→ Written task
Report every line in the listing below where the string "this" shows up.
** START **
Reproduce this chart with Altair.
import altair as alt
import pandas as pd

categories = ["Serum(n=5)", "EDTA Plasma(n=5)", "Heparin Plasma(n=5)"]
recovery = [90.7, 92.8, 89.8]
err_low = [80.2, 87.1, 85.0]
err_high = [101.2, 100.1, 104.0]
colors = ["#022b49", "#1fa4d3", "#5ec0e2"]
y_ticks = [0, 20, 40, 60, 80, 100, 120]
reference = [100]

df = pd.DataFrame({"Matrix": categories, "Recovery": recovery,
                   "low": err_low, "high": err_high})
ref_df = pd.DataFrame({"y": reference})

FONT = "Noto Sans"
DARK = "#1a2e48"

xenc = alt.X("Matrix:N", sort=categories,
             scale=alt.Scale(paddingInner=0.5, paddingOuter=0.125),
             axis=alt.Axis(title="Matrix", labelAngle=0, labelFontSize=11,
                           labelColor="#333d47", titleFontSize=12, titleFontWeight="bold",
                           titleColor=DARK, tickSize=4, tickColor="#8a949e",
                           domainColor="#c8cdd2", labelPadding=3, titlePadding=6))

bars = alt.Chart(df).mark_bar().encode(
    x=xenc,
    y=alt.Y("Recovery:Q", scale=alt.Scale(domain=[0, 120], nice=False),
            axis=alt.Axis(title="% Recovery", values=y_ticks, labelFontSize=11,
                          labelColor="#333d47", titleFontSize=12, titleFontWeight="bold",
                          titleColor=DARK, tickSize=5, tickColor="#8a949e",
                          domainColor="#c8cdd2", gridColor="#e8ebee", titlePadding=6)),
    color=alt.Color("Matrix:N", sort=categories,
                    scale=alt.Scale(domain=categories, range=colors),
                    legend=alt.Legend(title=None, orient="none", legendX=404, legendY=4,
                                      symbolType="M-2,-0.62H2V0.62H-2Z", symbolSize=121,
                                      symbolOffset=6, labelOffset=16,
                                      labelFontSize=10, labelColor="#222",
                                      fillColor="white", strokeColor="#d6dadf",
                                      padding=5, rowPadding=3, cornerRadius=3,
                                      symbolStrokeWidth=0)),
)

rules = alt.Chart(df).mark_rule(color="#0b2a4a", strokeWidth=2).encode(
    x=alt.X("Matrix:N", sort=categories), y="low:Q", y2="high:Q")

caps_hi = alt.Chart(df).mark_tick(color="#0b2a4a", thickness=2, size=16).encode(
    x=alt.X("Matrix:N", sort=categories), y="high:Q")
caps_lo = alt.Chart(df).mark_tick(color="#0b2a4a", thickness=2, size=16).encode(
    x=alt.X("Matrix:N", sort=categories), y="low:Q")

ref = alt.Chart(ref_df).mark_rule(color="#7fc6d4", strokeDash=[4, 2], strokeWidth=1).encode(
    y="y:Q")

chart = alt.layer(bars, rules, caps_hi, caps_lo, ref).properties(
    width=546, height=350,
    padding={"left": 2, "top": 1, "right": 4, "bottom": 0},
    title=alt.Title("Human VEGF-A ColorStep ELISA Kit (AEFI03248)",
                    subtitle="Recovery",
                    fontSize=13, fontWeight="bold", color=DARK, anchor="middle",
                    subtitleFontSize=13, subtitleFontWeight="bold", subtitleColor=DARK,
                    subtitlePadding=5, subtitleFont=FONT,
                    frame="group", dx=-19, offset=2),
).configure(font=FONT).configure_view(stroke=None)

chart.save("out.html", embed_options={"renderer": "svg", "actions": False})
** END **
** START **
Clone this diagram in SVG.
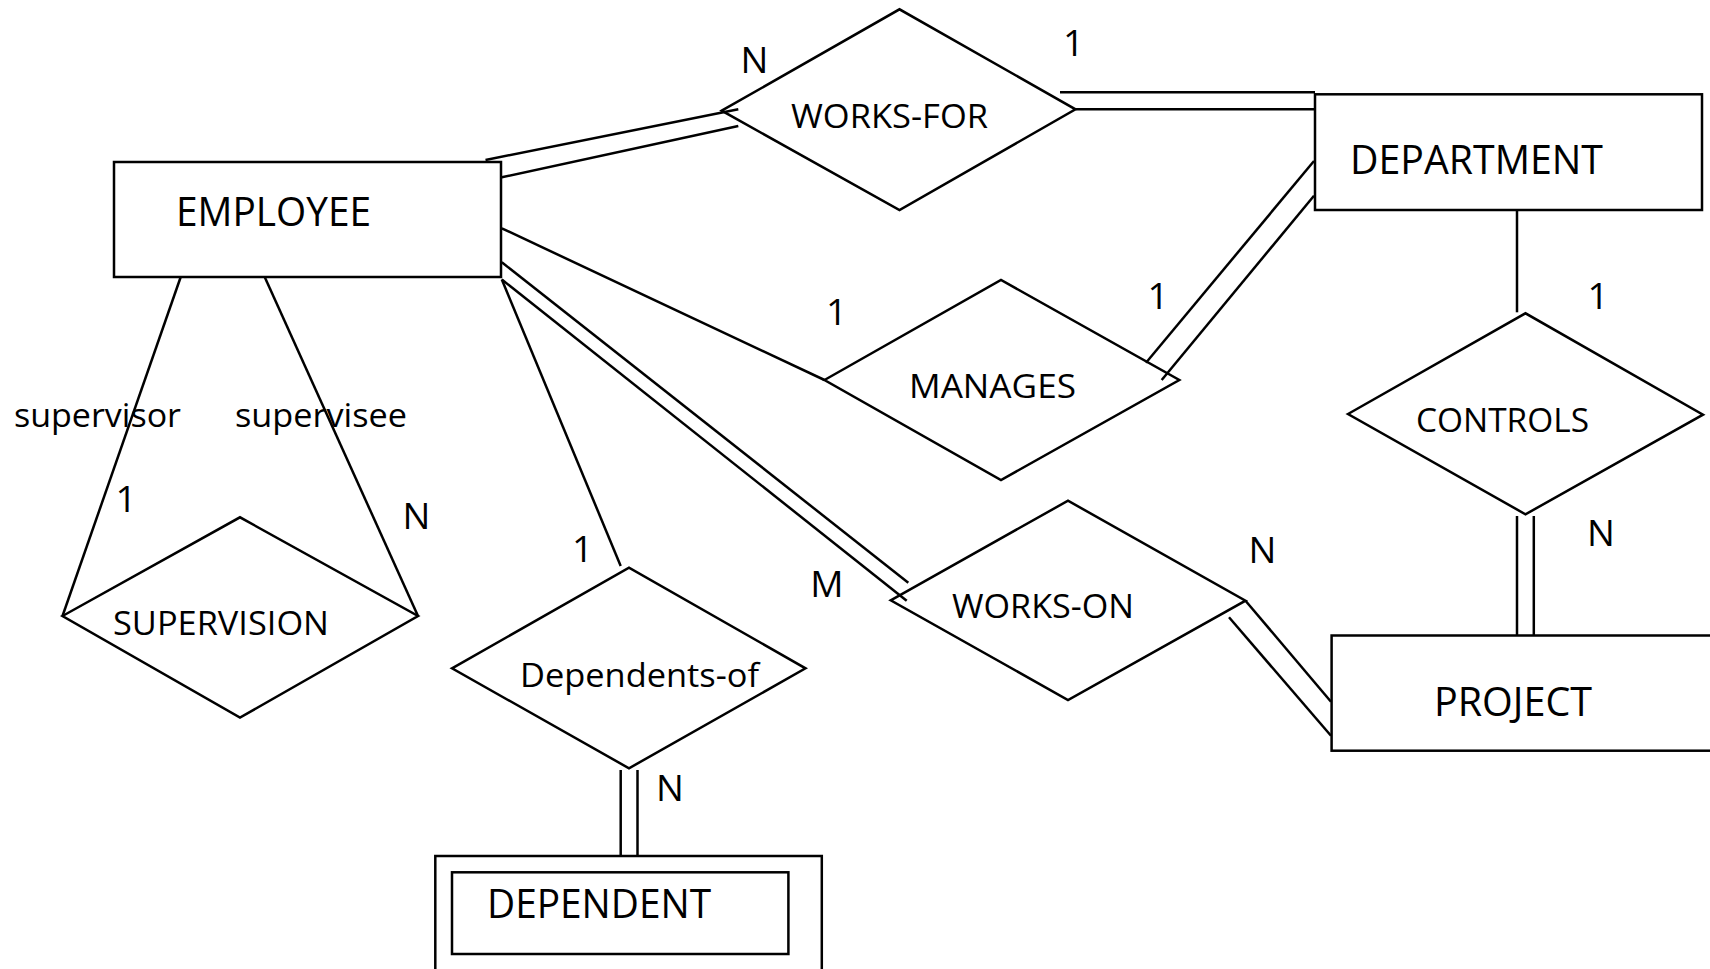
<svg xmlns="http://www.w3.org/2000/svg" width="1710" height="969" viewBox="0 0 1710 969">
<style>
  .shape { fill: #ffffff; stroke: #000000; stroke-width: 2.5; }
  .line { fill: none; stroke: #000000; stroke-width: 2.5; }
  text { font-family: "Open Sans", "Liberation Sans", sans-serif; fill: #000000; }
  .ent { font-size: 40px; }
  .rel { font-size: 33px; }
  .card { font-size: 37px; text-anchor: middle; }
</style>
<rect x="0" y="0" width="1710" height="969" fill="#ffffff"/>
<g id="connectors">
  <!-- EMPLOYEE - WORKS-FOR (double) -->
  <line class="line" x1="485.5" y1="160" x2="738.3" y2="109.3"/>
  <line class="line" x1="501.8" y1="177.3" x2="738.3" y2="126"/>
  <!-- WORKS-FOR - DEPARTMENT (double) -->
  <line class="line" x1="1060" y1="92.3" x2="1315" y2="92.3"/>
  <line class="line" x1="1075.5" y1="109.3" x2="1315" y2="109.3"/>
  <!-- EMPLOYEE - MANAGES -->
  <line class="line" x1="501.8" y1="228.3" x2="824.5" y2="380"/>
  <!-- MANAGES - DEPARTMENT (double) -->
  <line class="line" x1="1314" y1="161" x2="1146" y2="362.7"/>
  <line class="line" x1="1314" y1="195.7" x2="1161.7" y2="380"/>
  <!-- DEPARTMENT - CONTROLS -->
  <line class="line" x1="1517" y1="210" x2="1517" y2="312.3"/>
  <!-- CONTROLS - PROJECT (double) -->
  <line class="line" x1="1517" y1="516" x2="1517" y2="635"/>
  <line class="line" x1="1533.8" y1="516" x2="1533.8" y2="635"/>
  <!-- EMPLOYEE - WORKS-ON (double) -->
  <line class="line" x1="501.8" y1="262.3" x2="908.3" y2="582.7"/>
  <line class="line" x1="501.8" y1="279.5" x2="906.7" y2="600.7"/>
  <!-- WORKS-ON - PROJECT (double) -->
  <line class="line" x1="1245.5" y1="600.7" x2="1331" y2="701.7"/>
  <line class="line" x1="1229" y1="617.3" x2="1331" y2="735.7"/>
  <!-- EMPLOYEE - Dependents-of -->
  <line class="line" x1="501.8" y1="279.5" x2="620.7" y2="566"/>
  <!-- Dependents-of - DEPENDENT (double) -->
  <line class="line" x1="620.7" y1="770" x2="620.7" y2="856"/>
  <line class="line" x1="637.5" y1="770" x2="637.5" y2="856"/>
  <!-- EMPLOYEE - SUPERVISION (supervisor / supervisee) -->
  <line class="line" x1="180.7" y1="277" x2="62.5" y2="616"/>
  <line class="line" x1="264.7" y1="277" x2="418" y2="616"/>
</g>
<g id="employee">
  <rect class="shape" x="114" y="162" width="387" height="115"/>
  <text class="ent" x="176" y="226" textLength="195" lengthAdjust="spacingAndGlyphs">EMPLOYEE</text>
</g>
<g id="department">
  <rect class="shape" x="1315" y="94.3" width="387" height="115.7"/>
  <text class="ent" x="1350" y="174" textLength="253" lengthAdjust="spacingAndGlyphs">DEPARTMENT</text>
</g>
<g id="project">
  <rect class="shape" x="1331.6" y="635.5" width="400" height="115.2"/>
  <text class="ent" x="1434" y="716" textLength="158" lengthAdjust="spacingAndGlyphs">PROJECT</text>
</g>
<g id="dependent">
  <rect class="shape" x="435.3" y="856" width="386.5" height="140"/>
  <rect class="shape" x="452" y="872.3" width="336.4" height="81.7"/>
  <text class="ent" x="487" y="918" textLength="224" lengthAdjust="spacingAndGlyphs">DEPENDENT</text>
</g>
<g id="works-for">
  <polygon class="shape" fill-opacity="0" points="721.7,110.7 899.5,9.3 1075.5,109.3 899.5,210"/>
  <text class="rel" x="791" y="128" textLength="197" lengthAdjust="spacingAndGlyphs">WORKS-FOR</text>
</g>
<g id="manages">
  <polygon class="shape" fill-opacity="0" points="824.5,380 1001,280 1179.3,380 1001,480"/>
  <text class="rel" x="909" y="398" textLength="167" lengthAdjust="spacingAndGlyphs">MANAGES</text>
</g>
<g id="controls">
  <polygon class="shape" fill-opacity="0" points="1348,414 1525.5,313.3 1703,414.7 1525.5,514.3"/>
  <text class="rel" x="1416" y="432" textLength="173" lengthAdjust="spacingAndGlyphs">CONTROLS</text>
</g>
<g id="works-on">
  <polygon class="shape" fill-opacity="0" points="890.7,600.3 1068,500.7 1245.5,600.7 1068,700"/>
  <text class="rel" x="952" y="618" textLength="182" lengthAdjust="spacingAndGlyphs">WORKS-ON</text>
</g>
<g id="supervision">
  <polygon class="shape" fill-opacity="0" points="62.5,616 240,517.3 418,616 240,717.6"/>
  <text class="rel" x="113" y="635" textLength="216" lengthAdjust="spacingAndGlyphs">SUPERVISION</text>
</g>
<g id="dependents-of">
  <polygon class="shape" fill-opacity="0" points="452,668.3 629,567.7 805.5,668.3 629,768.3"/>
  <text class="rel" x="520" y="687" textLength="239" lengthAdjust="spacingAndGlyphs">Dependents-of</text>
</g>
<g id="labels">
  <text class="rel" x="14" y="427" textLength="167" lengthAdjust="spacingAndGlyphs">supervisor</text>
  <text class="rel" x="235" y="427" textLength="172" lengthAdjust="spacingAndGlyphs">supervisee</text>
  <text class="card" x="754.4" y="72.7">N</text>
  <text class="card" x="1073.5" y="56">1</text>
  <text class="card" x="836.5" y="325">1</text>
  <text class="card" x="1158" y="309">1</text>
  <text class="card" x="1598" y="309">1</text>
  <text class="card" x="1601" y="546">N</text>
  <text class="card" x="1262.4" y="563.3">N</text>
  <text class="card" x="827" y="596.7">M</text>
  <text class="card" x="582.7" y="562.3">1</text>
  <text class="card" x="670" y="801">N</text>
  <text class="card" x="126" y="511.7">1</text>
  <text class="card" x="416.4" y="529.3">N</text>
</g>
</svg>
** END **
→ Result
Reproduce this chart with Altair.
Clone this diagram in SVG.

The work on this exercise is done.